Eine Verschlech­te­rung der Erfas­sung durch ander­wei­ti­ge Belas­tun­gen in der Pande­mie sei zwar denkbar, meint Rafael Mikola­jc­zyk. «Dem würde ich aber gerin­ge­re Bedeu­tung zuschrei­ben — und würde schon auch erwar­ten, dass die Kontroll­maß­nah­men Effek­te auf andere Infek­tio­nen gehabt haben.» Er nimmt ebenso wie Fachleu­te vom Landes­amt für Gesund­heit und Sozia­les in Berlin an, dass die Maßnah­men vor allem bei Infek­ti­ons­krank­hei­ten, die gleich oder ähnlich wie Sars-CoV‑2 übertra­gen werden, ein Grund für deren Rückgang sein können.

Schon im Frühjahr 2020 hatte sich gezeigt, dass der erste Lockdown der Grippe­wel­le ein verfrüh­tes Ende berei­te­te. Auch im Herbst und Winter 2020 sind Erkäl­tun­gen und Influ­en­za nach den bislang verfüg­ba­ren Daten selte­ner als in Vorjah­ren. Seit Septem­ber werde ein deutlich niedri­ge­res Niveau bei der Rate der akuten Atemwegs­er­kran­kun­gen verzeich­net als in den Vorsai­sons, schreibt die Arbeits­ge­mein­schaft Influ­en­za am RKI im Wochen­be­richt zum Jahresende.

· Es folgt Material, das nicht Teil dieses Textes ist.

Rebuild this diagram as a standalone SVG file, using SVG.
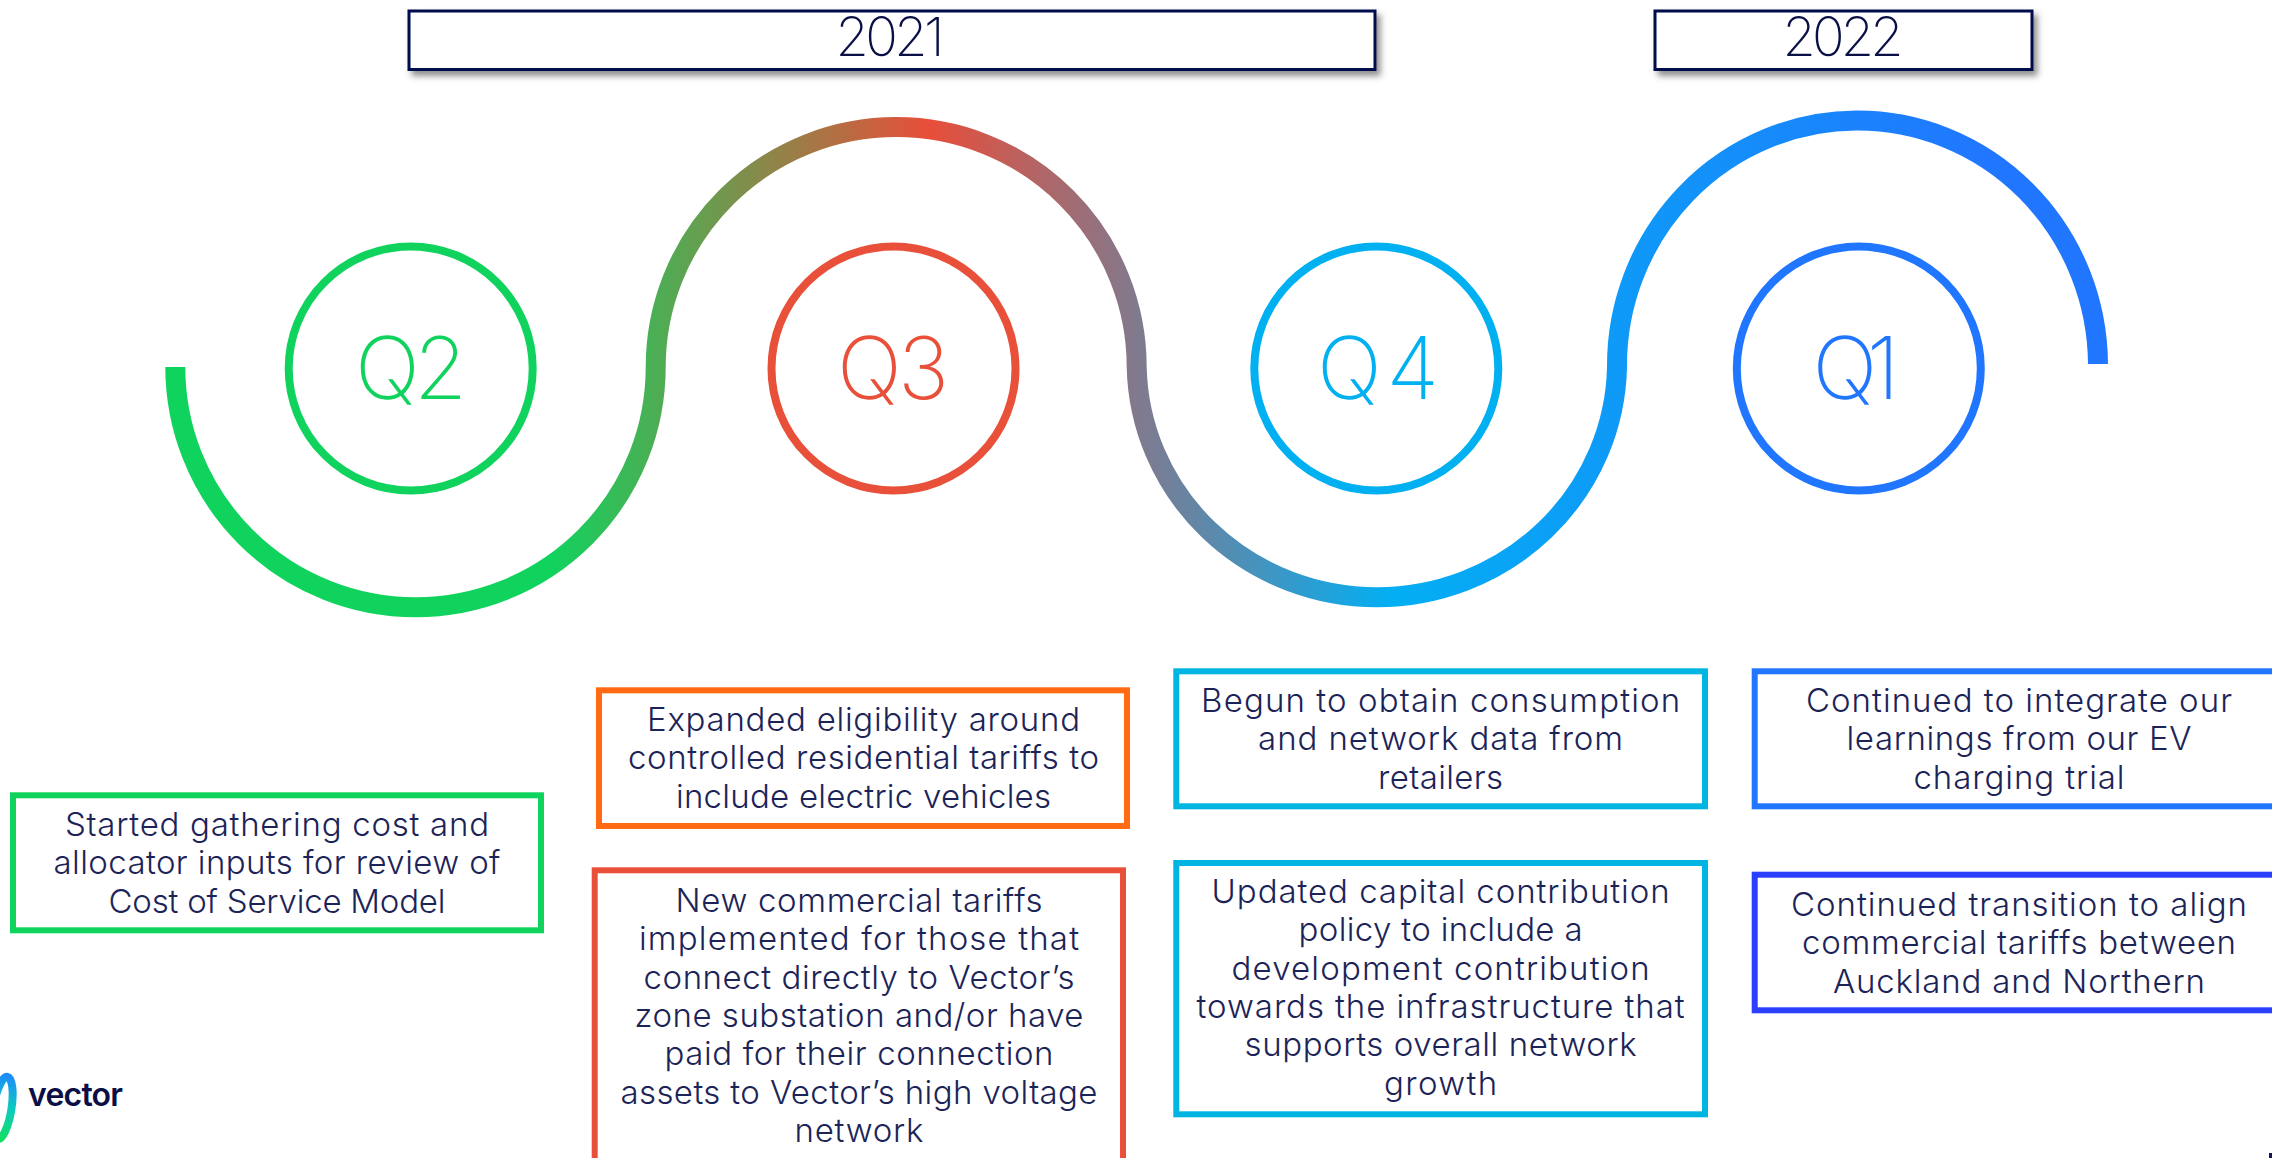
<svg xmlns="http://www.w3.org/2000/svg" width="2272" height="1158" viewBox="0 0 2272 1158">
<style>
.b{fill:#fff;stroke-width:6}
.t{font-family:"Inter","Liberation Sans",sans-serif;font-weight:300;font-size:33px;fill:#1c2457;text-anchor:middle}
.hd{fill:#fff;stroke:#00074d;stroke-width:3;filter:url(#sh)}
.ht{font-family:"Inter","Liberation Sans",sans-serif;font-weight:200;font-size:54px;fill:#0a1045;text-anchor:middle}
.c{fill:#fff;stroke-width:8}
.q{font-family:"Inter","Liberation Sans",sans-serif;font-weight:200;font-size:86px;text-anchor:middle}
</style>
<defs>
<filter id="sh" x="-5%" y="-30%" width="110%" height="170%"><feDropShadow dx="4" dy="5" stdDeviation="3" flood-color="#444" flood-opacity=".6"/></filter>
<linearGradient id="wave" gradientUnits="userSpaceOnUse" x1="0" y1="0" x2="2272" y2="0">
<stop offset=".242" stop-color="#10d35e"/><stop offset=".409" stop-color="#e84e3a"/><stop offset=".612" stop-color="#03aff3"/><stop offset=".876" stop-color="#2176ff"/>
</linearGradient>
<linearGradient id="logo" gradientUnits="userSpaceOnUse" x1="0" y1="1072" x2="0" y2="1143">
<stop offset="0" stop-color="#1e86ff"/><stop offset=".5" stop-color="#0ccbc0"/><stop offset="1" stop-color="#14e05a"/>
</linearGradient>
</defs>
<rect width="2272" height="1158" fill="#fff"/>
<g id="connectors">
<path d="M175.3 367A240 240 0 0 0 655.7 367A240.5 240 0 0 1 1136.7 367A240.2 235 0 0 0 1617 367A240.5 245 0 0 1 2098 364" fill="none" stroke="url(#wave)" stroke-width="20"/>
</g>
<g id="year-2021"><rect class="hd" x="409" y="11" width="966" height="58.5"/><text class="ht" x="890" y="56" textLength="109">2021</text></g>
<g id="year-2022"><rect class="hd" x="1655" y="11" width="377" height="58.5"/><text class="ht" x="1843" y="56" textLength="121">2022</text></g>
<g id="q2"><circle class="c" cx="410.7" cy="368.5" r="122" stroke="#10d35e"/><text class="q" x="411" y="399" fill="#10d35e" textLength="112">Q2</text></g>
<g id="q3"><circle class="c" cx="893.5" cy="368.5" r="122" stroke="#e8503a"/><text class="q" x="893" y="399" fill="#e8503a" textLength="112">Q3</text></g>
<g id="q4"><circle class="c" cx="1376.3" cy="368.5" r="122" stroke="#00b0f0"/><text class="q" x="1378" y="399" fill="#00b0f0" textLength="122">Q4</text></g>
<g id="q1"><circle class="c" cx="1858.8" cy="368.5" r="122" stroke="#2176ff"/><text class="q" x="1856" y="399" fill="#2176ff" textLength="87">Q1</text></g>
<g id="box-q2"><rect class="b" x="13" y="795.3" width="528" height="135" stroke="#10d35e"/>
<text class="t" x="277" y="836" textLength="424">Started gathering cost and</text>
<text class="t" x="277" y="874.4" textLength="447">allocator inputs for review of</text>
<text class="t" x="277" y="912.8" textLength="337">Cost of Service Model</text></g>
<g id="box-q3a"><rect class="b" x="599" y="690.3" width="528" height="135.7" stroke="#ff6a13"/>
<text class="t" x="863.5" y="731" textLength="433">Expanded eligibility around</text>
<text class="t" x="863.5" y="769.4" textLength="471">controlled residential tariffs to</text>
<text class="t" x="863.5" y="807.8" textLength="375">include electric vehicles</text></g>
<g id="box-q3b"><rect class="b" x="594.7" y="870.3" width="528.3" height="310" stroke="#e8503a"/>
<text class="t" x="859" y="911.7" textLength="367">New commercial tariffs</text>
<text class="t" x="859" y="950.1" textLength="440">implemented for those that</text>
<text class="t" x="859" y="988.5" textLength="431">connect directly to Vector’s</text>
<text class="t" x="859" y="1026.9" textLength="449">zone substation and/or have</text>
<text class="t" x="859" y="1065.3" textLength="389">paid for their connection</text>
<text class="t" x="859" y="1103.7" textLength="477">assets to Vector’s high voltage</text>
<text class="t" x="859" y="1142.1" textLength="129">network</text></g>
<g id="box-q4a"><rect class="b" x="1176.3" y="671.3" width="528.7" height="135" stroke="#00b5e2"/>
<text class="t" x="1440.6" y="711.7" textLength="479">Begun to obtain consumption</text>
<text class="t" x="1440.6" y="750.1" textLength="365">and network data from</text>
<text class="t" x="1440.6" y="788.5" textLength="125">retailers</text></g>
<g id="box-q4b"><rect class="b" x="1176.3" y="863" width="528.7" height="251.3" stroke="#00b5e2"/>
<text class="t" x="1440.6" y="902.7" textLength="458">Updated capital contribution</text>
<text class="t" x="1440.6" y="941.1" textLength="284">policy to include a</text>
<text class="t" x="1440.6" y="979.5" textLength="418">development contribution</text>
<text class="t" x="1440.6" y="1017.9" textLength="488">towards the infrastructure that</text>
<text class="t" x="1440.6" y="1056.3" textLength="392">supports overall network</text>
<text class="t" x="1440.6" y="1094.7" textLength="113">growth</text></g>
<g id="box-q1a"><rect class="b" x="1754.7" y="671.3" width="540" height="135" stroke="#2176ff"/>
<text class="t" x="2019" y="711.7" textLength="426">Continued to integrate our</text>
<text class="t" x="2019" y="750.1" textLength="345">learnings from our EV</text>
<text class="t" x="2019" y="788.5" textLength="211">charging trial</text></g>
<g id="box-q1b"><rect class="b" x="1754.7" y="874.7" width="540" height="135.6" stroke="#2a3fff"/>
<text class="t" x="2019" y="916" textLength="456">Continued transition to align</text>
<text class="t" x="2019" y="954.4" textLength="434">commercial tariffs between</text>
<text class="t" x="2019" y="992.8" textLength="372">Auckland and Northern</text></g>
<g id="logo-mark">
<ellipse cx="2.5" cy="1108" rx="9" ry="31.5" transform="rotate(9 2.5 1108)" fill="none" stroke="url(#logo)" stroke-width="8"/>
<text x="28" y="1106" font-family="Inter,'Liberation Sans',sans-serif" font-weight="600" font-size="32" fill="#0b0f45" textLength="95">vector</text>
</g>
<rect id="corner-mark" x="2269" y="1153" width="3" height="5" fill="#14145a"/>
</svg>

Nicht einmal 300 im Labor bestä­tig­te Influ­en­za-Fälle sind seit Saison­be­ginn im Herbst bundes­weit gemel­det worden, vor einem Jahr waren es ungefähr zu der Zeit schon mehr als 5000. In der Metro­po­le Berlin sind sogar erst fünf Influ­en­za-Fälle seit Oktober bestä­tigt. «Es wird bisher von einer Zirku­la­ti­on von Influ­en­za­vi­ren auf einem extrem niedri­gen Niveau in der Saison 2020/21 ausge­gan­gen», schrei­ben die RKI-Exper­ten. Das deckt sich mit Beobach­tun­gen im Ausland.

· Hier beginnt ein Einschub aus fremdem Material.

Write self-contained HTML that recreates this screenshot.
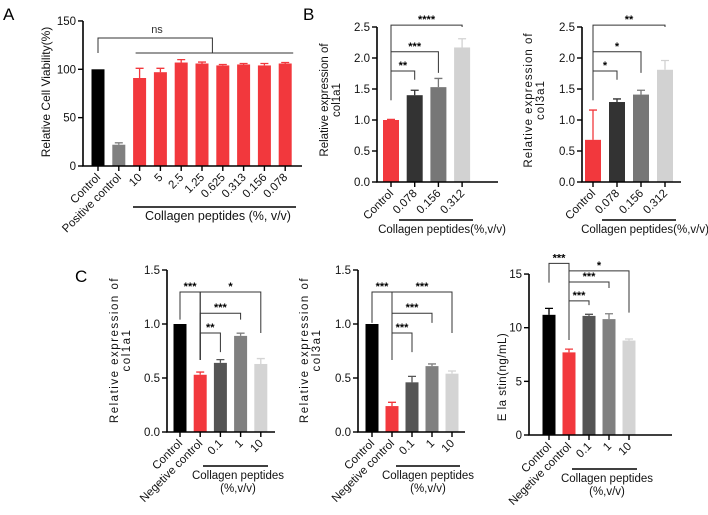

Nicht nur Melde­da­ten, auch die Analy­se von Krank­schrei­bun­gen zeigen Effek­te im Pande­mie­zu­sam­men­hang. Wie die Kranken­kas­se AOK Nordost kürzlich berich­te­te, brems­ten die Schutz­maß­nah­men von Ende Septem­ber bis Mitte Novem­ber 2020 in Berlin, Branden­burg und Mecklen­burg-Vorpom­mern andere Infek­ti­ons­krank­hei­ten stark aus. Krank­schrei­bun­gen seien im Vergleich zu den Vorjah­res­zeit­räu­men zurück­ge­gan­gen, etwa wegen Grippe, Magen-Darm-Infek­ten, Lungen­ent­zün­dun­gen und akuter Bronchitis.

In der RKI-Analy­se zu den Melde­zah­len ab März zeigte sich bei nur einer der betrach­te­ten Krank­hei­ten eine Zunah­me: bei der Hirnent­zün­dung FSME (Frühsom­mer-Menin­go­en­ze­pha­li­tis), die von Zecken übertra­gen wird. Auch das muss wohl nicht allein mit dem Drang vieler Menschen zusam­men­hän­gen, in Lockdown-Zeiten ins Grüne zu gehen. Es gab Warnun­gen, etwa vom Roten Kreuz, dass es wegen des milden Winters mehr Zecken gebe und die Saison bereits im März begon­nen habe.